HARDIN — After a week with no dispatching services for the Hardin Police Department, the city's mayor said he's hopeful a liability agreement will be signed on Wednesday and restore the city's police dispatch services which are provided by the Big Horn County Sheriff's Office.
"We haven't stopped our services, we just aren't getting dispatched," said Hardin Mayor Joe Purcell on Tuesday.
Hardin has had its four-member police department operational since the start of the year, but Purcell said they ran into a big problem on March 8, when Big Horn County Attorney Jay Harris told the county sheriff's office to stop providing dispatching services to the Hardin Police Department.
Purcell said the dispatch service was stopped due to alleged poor performance by city employees and the county didn't want to be held liable for any mistakes made by city officers or staff.
"Basically, it's administrative-type stuff and employee-type performance that they are claiming. We're investigating. That isn't a direct link to anything to do with dispatch. The impression we get is your officer did bad so we're taking this benefit away from you. And they are not linked together," Purcell said.
Purcell said there's an internal investigation underway into the allegations of poor performance made by Big Horn County.
At a Hardin City Council meeting on Tuesday night, a man said response times in Hardin from law enforcement have improved since the city cops started up at the beginning of the year.
"You know what?
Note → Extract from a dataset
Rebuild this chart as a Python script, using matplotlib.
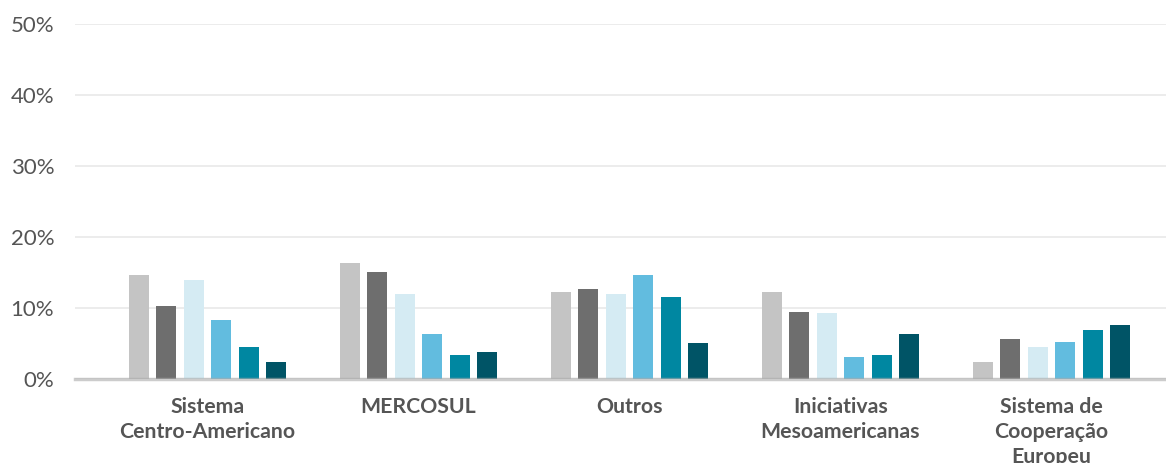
import matplotlib
matplotlib.use("Agg")
import matplotlib.pyplot as plt
import numpy as np

categories = ["Sistema\nCentro-Americano", "MERCOSUL", "Outros",
              "Iniciativas\nMesoamericanas", "Sistema de\nCooperação\nEuropeu"]
series_names = ["S1", "S2", "S3", "S4", "S5", "S6"]
values = [
    [14.6, 16.3, 12.3, 12.3, 2.4],
    [10.3, 15.1, 12.7, 9.4, 5.6],
    [13.9, 12.0, 12.0, 9.3, 4.5],
    [8.3, 6.3, 14.6, 3.1, 5.2],
    [4.5, 3.4, 11.5, 3.4, 6.9],
    [2.4, 3.8, 5.1, 6.3, 7.6],
]
colors = ["#c4c4c4", "#6e6e6e", "#d5ebf3", "#62bcdf", "#0087a1", "#005466"]
yticks = [0, 10, 20, 30, 40, 50]
ytick_labels = ["0%", "10%", "20%", "30%", "40%", "50%"]

plt.rcParams['font.family'] = ['Lato', 'DejaVu Sans']
fig = plt.figure(figsize=(11.66, 4.63), dpi=100)
ax = fig.add_axes([75/1166, 84/463, 1 - 75/1166, (379 - 24)/463])

x = np.arange(len(categories))
step = 0.1303
width = 0.0948
for i, (name, vals) in enumerate(zip(series_names, values)):
    ax.bar(x + (i - 2.5) * step, vals, width=width, color=colors[i], label=name, zorder=2)

ax.set_ylim(0, 50)
ax.set_xlim(-132.5/211, (1166 - 207.5)/211)
ax.set_yticks(yticks)
ax.set_yticklabels(ytick_labels, fontsize=16, color="#555555")
ax.set_xticks(x)
ax.set_xticklabels(categories, fontsize=15.3, fontweight="bold", color="#555555", linespacing=1.3)
ax.tick_params(axis="both", length=0)
ax.tick_params(axis="y", pad=15)
ax.tick_params(axis="x", pad=13)
for s in ax.spines.values():
    s.set_visible(False)
ax.grid(axis="y", color="#ebebeb", linewidth=1.3, zorder=0)
ax.axhline(0, color="#aaaaaa", alpha=0.6, linewidth=2.5, zorder=3, clip_on=False)

fig.savefig("out.png", dpi=100)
When you call the city police, they show up. You call the sheriffs, you'll wait hours," the man said.
The city of Hardin doesn't yet have a formal agreement with Big Horn County Sheriff's for dispatching services. The holdup is that the agreement has to be approved by the county's dispatch board, which has a meeting scheduled for March 22.
In the mean time, Purcell said he hopes an indemnity clause will be signed on Wednesday, which will restore dispatch services for Hardin and won't hold the sheriff's office liable for decisions made by city police officers.
"I know part of their concern was because of officer performance would put them at a liability. Which my attorney couldn't figure out what that link was, but that was part of their claim as well," Purcell said.
During the week with no dispatching services, Purcell said Hardin officers didn't have the days off. Instead, they were out on the streets looking for speeders and illegal parking.